● **OBJECTIVE**: Each entry that follows is to be retyped exactly. Pictures do not belong in the copy.

● **THE RECORDS**:
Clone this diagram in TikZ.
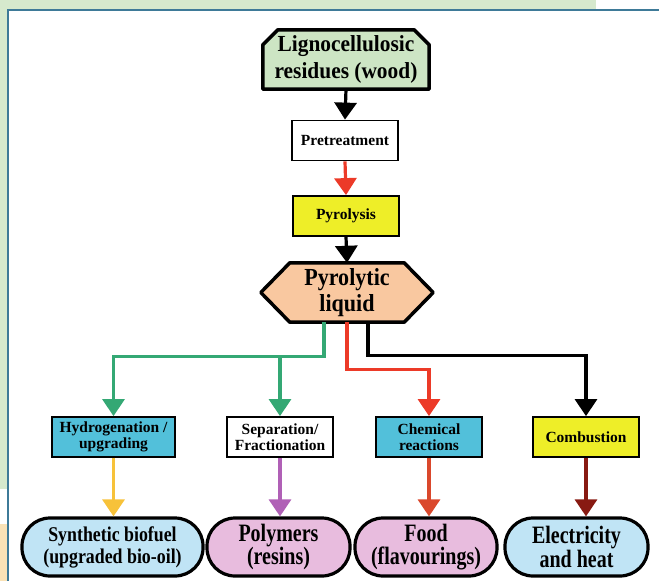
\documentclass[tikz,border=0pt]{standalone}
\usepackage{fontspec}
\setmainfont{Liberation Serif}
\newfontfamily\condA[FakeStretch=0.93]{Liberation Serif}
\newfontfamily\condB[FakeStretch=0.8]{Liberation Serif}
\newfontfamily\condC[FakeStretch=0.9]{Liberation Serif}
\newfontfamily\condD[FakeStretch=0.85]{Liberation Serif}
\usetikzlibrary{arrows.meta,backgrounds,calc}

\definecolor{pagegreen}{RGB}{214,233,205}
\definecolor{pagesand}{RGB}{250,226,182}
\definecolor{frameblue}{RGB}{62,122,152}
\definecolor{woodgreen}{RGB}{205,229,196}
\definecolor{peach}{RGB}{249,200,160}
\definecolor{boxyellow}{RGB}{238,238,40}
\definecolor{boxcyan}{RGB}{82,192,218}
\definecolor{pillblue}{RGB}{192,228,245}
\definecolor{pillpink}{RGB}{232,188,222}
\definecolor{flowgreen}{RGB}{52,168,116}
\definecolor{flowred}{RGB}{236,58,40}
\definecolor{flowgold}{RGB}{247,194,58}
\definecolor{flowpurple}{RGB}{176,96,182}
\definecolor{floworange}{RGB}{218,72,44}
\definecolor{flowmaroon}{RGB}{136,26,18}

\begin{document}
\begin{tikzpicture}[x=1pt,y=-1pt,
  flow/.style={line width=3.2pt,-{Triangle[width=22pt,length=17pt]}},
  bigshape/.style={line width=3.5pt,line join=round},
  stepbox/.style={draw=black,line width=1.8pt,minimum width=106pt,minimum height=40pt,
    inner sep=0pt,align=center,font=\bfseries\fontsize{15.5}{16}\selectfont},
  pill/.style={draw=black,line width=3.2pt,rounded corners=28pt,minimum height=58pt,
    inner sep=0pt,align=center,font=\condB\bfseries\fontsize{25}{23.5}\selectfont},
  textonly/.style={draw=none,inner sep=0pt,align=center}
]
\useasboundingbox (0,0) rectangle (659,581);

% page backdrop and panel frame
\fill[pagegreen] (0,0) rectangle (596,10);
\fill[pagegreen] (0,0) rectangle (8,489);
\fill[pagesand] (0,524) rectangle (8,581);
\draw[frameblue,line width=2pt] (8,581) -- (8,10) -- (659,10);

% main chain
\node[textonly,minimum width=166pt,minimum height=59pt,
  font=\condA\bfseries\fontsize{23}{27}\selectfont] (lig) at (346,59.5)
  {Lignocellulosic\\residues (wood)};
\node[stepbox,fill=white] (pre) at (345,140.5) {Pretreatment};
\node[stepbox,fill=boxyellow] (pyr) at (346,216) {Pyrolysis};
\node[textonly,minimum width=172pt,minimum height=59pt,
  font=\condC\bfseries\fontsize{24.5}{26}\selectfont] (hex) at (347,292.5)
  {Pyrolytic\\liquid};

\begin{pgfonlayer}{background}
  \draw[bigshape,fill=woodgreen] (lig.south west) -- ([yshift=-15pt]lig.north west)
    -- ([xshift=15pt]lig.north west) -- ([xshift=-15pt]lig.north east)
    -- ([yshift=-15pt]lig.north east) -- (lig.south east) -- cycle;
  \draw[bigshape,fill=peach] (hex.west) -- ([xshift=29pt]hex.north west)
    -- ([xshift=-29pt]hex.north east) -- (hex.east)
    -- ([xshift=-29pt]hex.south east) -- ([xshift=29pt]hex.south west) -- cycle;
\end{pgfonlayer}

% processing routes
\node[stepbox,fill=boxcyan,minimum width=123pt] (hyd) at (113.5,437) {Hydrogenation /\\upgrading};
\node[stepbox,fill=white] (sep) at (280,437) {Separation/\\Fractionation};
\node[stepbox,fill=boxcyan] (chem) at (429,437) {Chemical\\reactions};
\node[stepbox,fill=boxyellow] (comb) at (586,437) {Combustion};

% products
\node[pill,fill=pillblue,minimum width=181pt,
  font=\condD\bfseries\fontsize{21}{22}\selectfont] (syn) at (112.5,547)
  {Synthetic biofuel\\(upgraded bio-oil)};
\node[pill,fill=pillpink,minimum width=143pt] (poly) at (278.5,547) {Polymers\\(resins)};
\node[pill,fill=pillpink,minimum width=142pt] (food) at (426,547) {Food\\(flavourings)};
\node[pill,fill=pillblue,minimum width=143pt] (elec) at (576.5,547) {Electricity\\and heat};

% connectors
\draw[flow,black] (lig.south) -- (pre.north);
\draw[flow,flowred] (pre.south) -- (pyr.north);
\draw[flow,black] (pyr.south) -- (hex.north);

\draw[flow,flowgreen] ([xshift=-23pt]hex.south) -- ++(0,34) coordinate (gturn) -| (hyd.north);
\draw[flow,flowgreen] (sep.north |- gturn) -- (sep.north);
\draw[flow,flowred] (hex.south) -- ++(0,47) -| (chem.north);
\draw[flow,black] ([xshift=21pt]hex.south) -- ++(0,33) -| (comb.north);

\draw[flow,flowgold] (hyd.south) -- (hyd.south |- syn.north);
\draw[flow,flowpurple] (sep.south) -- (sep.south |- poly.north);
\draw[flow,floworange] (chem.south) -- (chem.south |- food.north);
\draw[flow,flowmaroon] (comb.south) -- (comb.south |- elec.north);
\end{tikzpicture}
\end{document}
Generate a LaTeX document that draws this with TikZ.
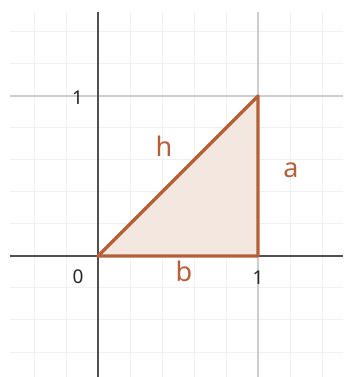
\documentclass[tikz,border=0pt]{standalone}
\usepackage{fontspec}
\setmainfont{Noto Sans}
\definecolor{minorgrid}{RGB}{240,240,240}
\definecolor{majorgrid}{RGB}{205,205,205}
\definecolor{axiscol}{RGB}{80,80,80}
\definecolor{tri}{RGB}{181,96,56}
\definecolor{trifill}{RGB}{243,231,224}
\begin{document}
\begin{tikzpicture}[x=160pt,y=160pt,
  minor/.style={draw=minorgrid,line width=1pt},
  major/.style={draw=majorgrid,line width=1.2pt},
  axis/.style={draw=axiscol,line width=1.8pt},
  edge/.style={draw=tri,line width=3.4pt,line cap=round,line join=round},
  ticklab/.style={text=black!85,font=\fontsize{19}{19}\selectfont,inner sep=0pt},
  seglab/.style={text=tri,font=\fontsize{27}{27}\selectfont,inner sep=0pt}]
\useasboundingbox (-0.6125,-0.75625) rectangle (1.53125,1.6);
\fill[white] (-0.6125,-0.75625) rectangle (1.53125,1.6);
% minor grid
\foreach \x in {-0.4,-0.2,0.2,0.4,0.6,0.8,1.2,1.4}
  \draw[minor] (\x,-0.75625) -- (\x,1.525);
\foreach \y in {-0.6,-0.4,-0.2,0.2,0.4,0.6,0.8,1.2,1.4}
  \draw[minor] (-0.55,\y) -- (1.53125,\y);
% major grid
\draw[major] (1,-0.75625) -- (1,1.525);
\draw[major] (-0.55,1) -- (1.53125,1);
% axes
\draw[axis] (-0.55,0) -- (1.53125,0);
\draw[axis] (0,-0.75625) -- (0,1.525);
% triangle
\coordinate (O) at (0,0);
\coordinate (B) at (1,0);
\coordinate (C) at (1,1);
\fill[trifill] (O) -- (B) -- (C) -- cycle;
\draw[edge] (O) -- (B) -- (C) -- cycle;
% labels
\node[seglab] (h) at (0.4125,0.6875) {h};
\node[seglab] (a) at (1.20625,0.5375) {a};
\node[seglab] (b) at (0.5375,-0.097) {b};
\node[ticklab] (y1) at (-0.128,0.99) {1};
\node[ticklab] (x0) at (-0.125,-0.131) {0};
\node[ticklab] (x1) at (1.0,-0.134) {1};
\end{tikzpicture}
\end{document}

● **RESPONSE TO THE TASK**:
Clone this diagram in TikZ.
\documentclass[tikz,border=0pt]{standalone}
\usepackage{fontspec}
\setmainfont{Liberation Serif}
\newfontfamily\condA[FakeStretch=0.93]{Liberation Serif}
\newfontfamily\condB[FakeStretch=0.8]{Liberation Serif}
\newfontfamily\condC[FakeStretch=0.9]{Liberation Serif}
\newfontfamily\condD[FakeStretch=0.85]{Liberation Serif}
\usetikzlibrary{arrows.meta,backgrounds,calc}

\definecolor{pagegreen}{RGB}{214,233,205}
\definecolor{pagesand}{RGB}{250,226,182}
\definecolor{frameblue}{RGB}{62,122,152}
\definecolor{woodgreen}{RGB}{205,229,196}
\definecolor{peach}{RGB}{249,200,160}
\definecolor{boxyellow}{RGB}{238,238,40}
\definecolor{boxcyan}{RGB}{82,192,218}
\definecolor{pillblue}{RGB}{192,228,245}
\definecolor{pillpink}{RGB}{232,188,222}
\definecolor{flowgreen}{RGB}{52,168,116}
\definecolor{flowred}{RGB}{236,58,40}
\definecolor{flowgold}{RGB}{247,194,58}
\definecolor{flowpurple}{RGB}{176,96,182}
\definecolor{floworange}{RGB}{218,72,44}
\definecolor{flowmaroon}{RGB}{136,26,18}

\begin{document}
\begin{tikzpicture}[x=1pt,y=-1pt,
  flow/.style={line width=3.2pt,-{Triangle[width=22pt,length=17pt]}},
  bigshape/.style={line width=3.5pt,line join=round},
  stepbox/.style={draw=black,line width=1.8pt,minimum width=106pt,minimum height=40pt,
    inner sep=0pt,align=center,font=\bfseries\fontsize{15.5}{16}\selectfont},
  pill/.style={draw=black,line width=3.2pt,rounded corners=28pt,minimum height=58pt,
    inner sep=0pt,align=center,font=\condB\bfseries\fontsize{25}{23.5}\selectfont},
  textonly/.style={draw=none,inner sep=0pt,align=center}
]
\useasboundingbox (0,0) rectangle (659,581);

% page backdrop and panel frame
\fill[pagegreen] (0,0) rectangle (596,10);
\fill[pagegreen] (0,0) rectangle (8,489);
\fill[pagesand] (0,524) rectangle (8,581);
\draw[frameblue,line width=2pt] (8,581) -- (8,10) -- (659,10);

% main chain
\node[textonly,minimum width=166pt,minimum height=59pt,
  font=\condA\bfseries\fontsize{23}{27}\selectfont] (lig) at (346,59.5)
  {Lignocellulosic\\residues (wood)};
\node[stepbox,fill=white] (pre) at (345,140.5) {Pretreatment};
\node[stepbox,fill=boxyellow] (pyr) at (346,216) {Pyrolysis};
\node[textonly,minimum width=172pt,minimum height=59pt,
  font=\condC\bfseries\fontsize{24.5}{26}\selectfont] (hex) at (347,292.5)
  {Pyrolytic\\liquid};

\begin{pgfonlayer}{background}
  \draw[bigshape,fill=woodgreen] (lig.south west) -- ([yshift=-15pt]lig.north west)
    -- ([xshift=15pt]lig.north west) -- ([xshift=-15pt]lig.north east)
    -- ([yshift=-15pt]lig.north east) -- (lig.south east) -- cycle;
  \draw[bigshape,fill=peach] (hex.west) -- ([xshift=29pt]hex.north west)
    -- ([xshift=-29pt]hex.north east) -- (hex.east)
    -- ([xshift=-29pt]hex.south east) -- ([xshift=29pt]hex.south west) -- cycle;
\end{pgfonlayer}

% processing routes
\node[stepbox,fill=boxcyan,minimum width=123pt] (hyd) at (113.5,437) {Hydrogenation /\\upgrading};
\node[stepbox,fill=white] (sep) at (280,437) {Separation/\\Fractionation};
\node[stepbox,fill=boxcyan] (chem) at (429,437) {Chemical\\reactions};
\node[stepbox,fill=boxyellow] (comb) at (586,437) {Combustion};

% products
\node[pill,fill=pillblue,minimum width=181pt,
  font=\condD\bfseries\fontsize{21}{22}\selectfont] (syn) at (112.5,547)
  {Synthetic biofuel\\(upgraded bio-oil)};
\node[pill,fill=pillpink,minimum width=143pt] (poly) at (278.5,547) {Polymers\\(resins)};
\node[pill,fill=pillpink,minimum width=142pt] (food) at (426,547) {Food\\(flavourings)};
\node[pill,fill=pillblue,minimum width=143pt] (elec) at (576.5,547) {Electricity\\and heat};

% connectors
\draw[flow,black] (lig.south) -- (pre.north);
\draw[flow,flowred] (pre.south) -- (pyr.north);
\draw[flow,black] (pyr.south) -- (hex.north);

\draw[flow,flowgreen] ([xshift=-23pt]hex.south) -- ++(0,34) coordinate (gturn) -| (hyd.north);
\draw[flow,flowgreen] (sep.north |- gturn) -- (sep.north);
\draw[flow,flowred] (hex.south) -- ++(0,47) -| (chem.north);
\draw[flow,black] ([xshift=21pt]hex.south) -- ++(0,33) -| (comb.north);

\draw[flow,flowgold] (hyd.south) -- (hyd.south |- syn.north);
\draw[flow,flowpurple] (sep.south) -- (sep.south |- poly.north);
\draw[flow,floworange] (chem.south) -- (chem.south |- food.north);
\draw[flow,flowmaroon] (comb.south) -- (comb.south |- elec.north);
\end{tikzpicture}
\end{document}
Generate a LaTeX document that draws this with TikZ.
\documentclass[tikz,border=0pt]{standalone}
\usepackage{fontspec}
\setmainfont{Noto Sans}
\definecolor{minorgrid}{RGB}{240,240,240}
\definecolor{majorgrid}{RGB}{205,205,205}
\definecolor{axiscol}{RGB}{80,80,80}
\definecolor{tri}{RGB}{181,96,56}
\definecolor{trifill}{RGB}{243,231,224}
\begin{document}
\begin{tikzpicture}[x=160pt,y=160pt,
  minor/.style={draw=minorgrid,line width=1pt},
  major/.style={draw=majorgrid,line width=1.2pt},
  axis/.style={draw=axiscol,line width=1.8pt},
  edge/.style={draw=tri,line width=3.4pt,line cap=round,line join=round},
  ticklab/.style={text=black!85,font=\fontsize{19}{19}\selectfont,inner sep=0pt},
  seglab/.style={text=tri,font=\fontsize{27}{27}\selectfont,inner sep=0pt}]
\useasboundingbox (-0.6125,-0.75625) rectangle (1.53125,1.6);
\fill[white] (-0.6125,-0.75625) rectangle (1.53125,1.6);
% minor grid
\foreach \x in {-0.4,-0.2,0.2,0.4,0.6,0.8,1.2,1.4}
  \draw[minor] (\x,-0.75625) -- (\x,1.525);
\foreach \y in {-0.6,-0.4,-0.2,0.2,0.4,0.6,0.8,1.2,1.4}
  \draw[minor] (-0.55,\y) -- (1.53125,\y);
% major grid
\draw[major] (1,-0.75625) -- (1,1.525);
\draw[major] (-0.55,1) -- (1.53125,1);
% axes
\draw[axis] (-0.55,0) -- (1.53125,0);
\draw[axis] (0,-0.75625) -- (0,1.525);
% triangle
\coordinate (O) at (0,0);
\coordinate (B) at (1,0);
\coordinate (C) at (1,1);
\fill[trifill] (O) -- (B) -- (C) -- cycle;
\draw[edge] (O) -- (B) -- (C) -- cycle;
% labels
\node[seglab] (h) at (0.4125,0.6875) {h};
\node[seglab] (a) at (1.20625,0.5375) {a};
\node[seglab] (b) at (0.5375,-0.097) {b};
\node[ticklab] (y1) at (-0.128,0.99) {1};
\node[ticklab] (x0) at (-0.125,-0.131) {0};
\node[ticklab] (x1) at (1.0,-0.134) {1};
\end{tikzpicture}
\end{document}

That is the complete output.